Question

Let \(f(x) = \ln x\). The first derivative \(f'(x)\) is to be calculated at \(x=1\) using numerical differentiation. \(f'(1)\) is calculated using: - First-order forward difference (\(f'_{FD}\)), - First-order backward difference (\(f'_{BD}\)), - Second-order central difference (\(f'_{CD}\)), with interval width \(h = 0.1\).

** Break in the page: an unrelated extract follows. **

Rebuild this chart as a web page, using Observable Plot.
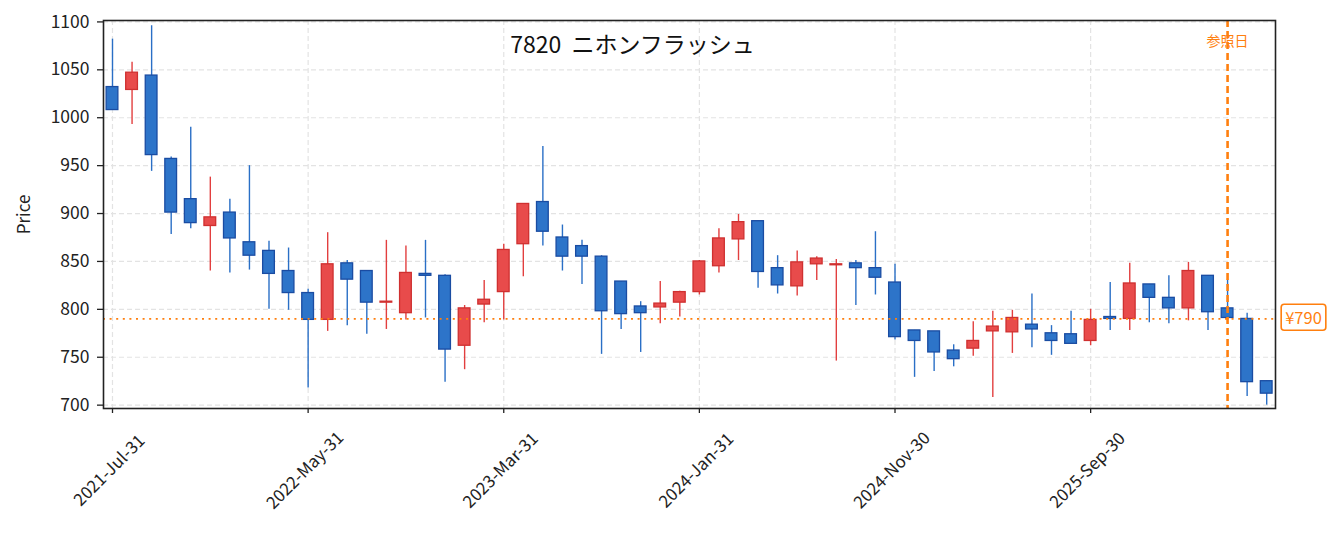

The correct order of the values of \(f'_{FD}, f'_{BD}, f'_{CD}\) is:

• A. \(f'_{FD} > f'_{CD} > f'_{BD}\)
• B. \(f'_{CD} > f'_{BD} > f'_{FD}\)
• C. \(f'_{BD} > f'_{FD} > f'_{CD}\)
• D. \(f'_{BD} > f'_{CD} > f'_{FD}\)

Hint:

Forward difference underestimates, backward difference overestimates, while central difference gives the most accurate result (especially for small \(h\)).

Answer 1

The Correct Option is A

Step 1: True derivative at \(x=1\).
\[ f(x) = \ln x, \quad f'(x) = \frac{1}{x}, \quad f'(1) = 1 \] Step 2: Forward difference approximation.
\[ f'_{FD}(1) = \frac{f(1+h) - f(1)}{h} \] \[ = \frac{\ln(1.1) - \ln(1)}{0.1} = \frac{\ln(1.1)}{0.1} \] \[ = \frac{0.09531}{0.1} = 0.9531 \] Step 3: Backward difference approximation.
\[ f'_{BD}(1) = \frac{f(1) - f(1-h)}{h} \] \[ = \frac{\ln(1) - \ln(0.9)}{0.1} = \frac{0 - (-0.10536)}{0.1} \] \[ = \frac{0.10536}{0.1} = 1.0536 \] Step 4: Central difference approximation.
\[ f'_{CD}(1) = \frac{f(1+h) - f(1-h)}{2h} \] \[ = \frac{\ln(1.1) - \ln(0.9)}{0.2} \] \[ = \frac{0.09531 - (-0.10536)}{0.2} = \frac{0.20067}{0.2} = 1.00335 \] Step 5: Compare results.
- \(f'_{FD}(1) = 0.9531\) (underestimates). - \(f'_{CD}(1) = 1.0033\) (very close to true). - \(f'_{BD}(1) = 1.0536\) (overestimates). So, order is: \[ f'_{BD} > f'_{CD} > f'_{FD}. \] Final Answer: \[ \boxed{\text{(D) } f'_{BD} > f'_{CD} > f'_{FD}} \]